2. Use Social to Build Your Brand
Today, publishers have learned that social media can be a powerful tool, a way to capture users attention and to drive engaged audiences to their own sites off of the platforms. Understanding your social audience and treating social media as a branding and community engagement tool rather than a way to distribute all of your content is a balancing act.
IRIS.TV partner USA Today Networks has achieved this lucrative balance with one of their local papers. The Milwaukee Sentinel realized that not every news story should be published on Facebook. They grew their Facebook reach and started to create content just for social audiences while reserving other news stories for their owned and operated sites only. Of course, they reached this conclusion by looking at the performance of their content and finding their social audience.
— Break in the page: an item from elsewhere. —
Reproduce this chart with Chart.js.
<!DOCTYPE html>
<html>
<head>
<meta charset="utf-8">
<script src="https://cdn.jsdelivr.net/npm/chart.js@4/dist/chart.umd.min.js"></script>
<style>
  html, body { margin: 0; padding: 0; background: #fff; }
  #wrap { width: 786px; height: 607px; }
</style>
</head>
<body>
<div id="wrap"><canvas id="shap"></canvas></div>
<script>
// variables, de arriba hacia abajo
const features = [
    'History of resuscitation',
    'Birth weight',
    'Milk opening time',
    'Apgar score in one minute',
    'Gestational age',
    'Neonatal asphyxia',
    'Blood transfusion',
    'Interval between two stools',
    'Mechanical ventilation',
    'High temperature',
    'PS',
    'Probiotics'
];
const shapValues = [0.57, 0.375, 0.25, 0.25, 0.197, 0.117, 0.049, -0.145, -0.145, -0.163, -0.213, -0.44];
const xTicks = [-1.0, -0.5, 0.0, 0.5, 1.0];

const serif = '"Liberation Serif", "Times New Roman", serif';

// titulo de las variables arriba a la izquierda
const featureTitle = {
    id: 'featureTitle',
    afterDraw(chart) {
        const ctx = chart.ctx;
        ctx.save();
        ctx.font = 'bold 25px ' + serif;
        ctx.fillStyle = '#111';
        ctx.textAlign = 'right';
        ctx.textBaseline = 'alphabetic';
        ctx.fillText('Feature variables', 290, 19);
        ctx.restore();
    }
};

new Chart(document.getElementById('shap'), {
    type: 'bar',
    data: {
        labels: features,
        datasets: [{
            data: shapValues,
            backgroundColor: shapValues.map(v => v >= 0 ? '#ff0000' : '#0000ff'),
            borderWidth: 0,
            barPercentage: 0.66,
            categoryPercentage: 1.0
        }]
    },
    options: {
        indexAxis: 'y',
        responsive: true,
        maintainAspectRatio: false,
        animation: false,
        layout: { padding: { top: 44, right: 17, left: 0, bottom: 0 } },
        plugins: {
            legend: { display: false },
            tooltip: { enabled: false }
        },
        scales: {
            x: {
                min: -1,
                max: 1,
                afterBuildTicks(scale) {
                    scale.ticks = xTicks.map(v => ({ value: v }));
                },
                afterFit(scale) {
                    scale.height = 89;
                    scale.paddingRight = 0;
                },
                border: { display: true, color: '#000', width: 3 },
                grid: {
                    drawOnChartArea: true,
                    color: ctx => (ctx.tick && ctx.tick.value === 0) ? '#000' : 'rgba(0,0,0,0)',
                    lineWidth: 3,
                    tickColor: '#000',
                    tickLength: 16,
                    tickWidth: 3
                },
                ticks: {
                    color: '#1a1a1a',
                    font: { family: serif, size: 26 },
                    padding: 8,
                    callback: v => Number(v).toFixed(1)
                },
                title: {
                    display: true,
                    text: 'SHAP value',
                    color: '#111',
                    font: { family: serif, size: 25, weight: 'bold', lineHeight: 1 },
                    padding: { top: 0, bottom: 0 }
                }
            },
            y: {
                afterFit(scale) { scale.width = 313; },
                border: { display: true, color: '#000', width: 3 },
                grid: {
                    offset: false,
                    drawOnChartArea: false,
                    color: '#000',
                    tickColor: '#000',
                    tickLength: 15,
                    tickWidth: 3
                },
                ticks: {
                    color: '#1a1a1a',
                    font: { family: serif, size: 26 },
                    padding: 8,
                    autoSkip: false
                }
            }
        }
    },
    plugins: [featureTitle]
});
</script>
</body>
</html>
3. Serve your Audiences How they Want to be Served
Entertainment clients have used social media to their advantage as music, movies, TV shows, and celebrity stories tend to have a longer shelf life and capture attention for weeks and even months after a video asset is published.
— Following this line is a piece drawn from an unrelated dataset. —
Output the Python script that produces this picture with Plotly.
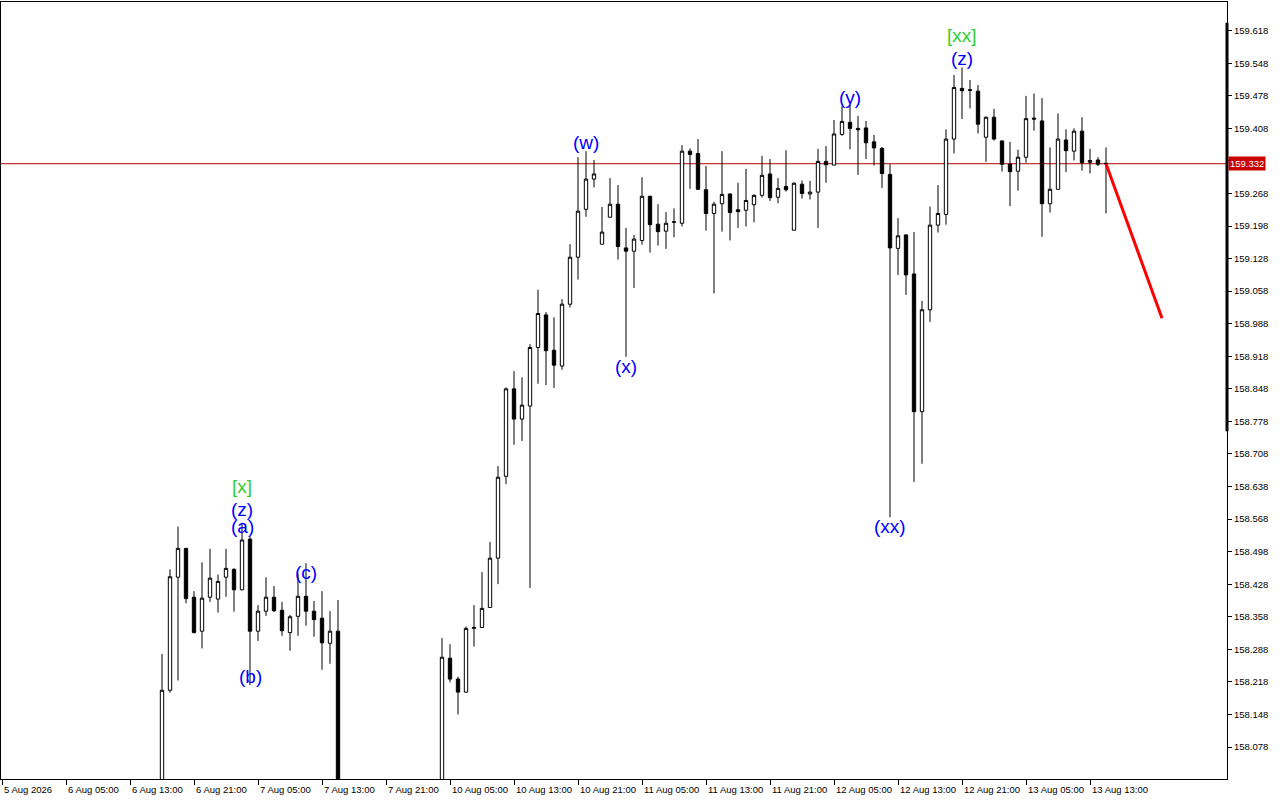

Sports clients, given the timely nature of their content, have a different challenge. There are major tentpole sports events that attract a larger audience and they are actively discussing on social media, while regular sports fanatics want their content served to them immediately and consistently.
Publishers have begun to get creative with this and are now creating specific newsletters for these audiences, directly to their inbox. The New York Times called this new resurgence of newsletters “The social network that isn’t new at all” and many publishers are seeing success.
Some publishers have created “pop up” newsletters, or newsletters around a specific TV series, sports event, or cultural phenomenon. The point is, publishers are listening to what their audiences want, and they are delivering it to them directly. Take a look at how Axios, and other publishers are seeing success and driving user engagement, as even local news organizations are leveraging this trend.
When it comes to selecting what videos to include in a newsletter, follow the same technique for identifying videos with hidden engagement. Your subscribers have likely already watched the videos with high initial clicks, showing them undervalued videos will provide them added incentive to continue to engage with your content on your site.
In the age of social media, publishers have had to get creative in order to compete and work with social platforms and for some, it’s beginning to pay off. Success is largely due to having a data-driven approach to content and a focus on audience building.
Look at your data, listen to your audience, and use social media as a supplement to your already strong content strategy.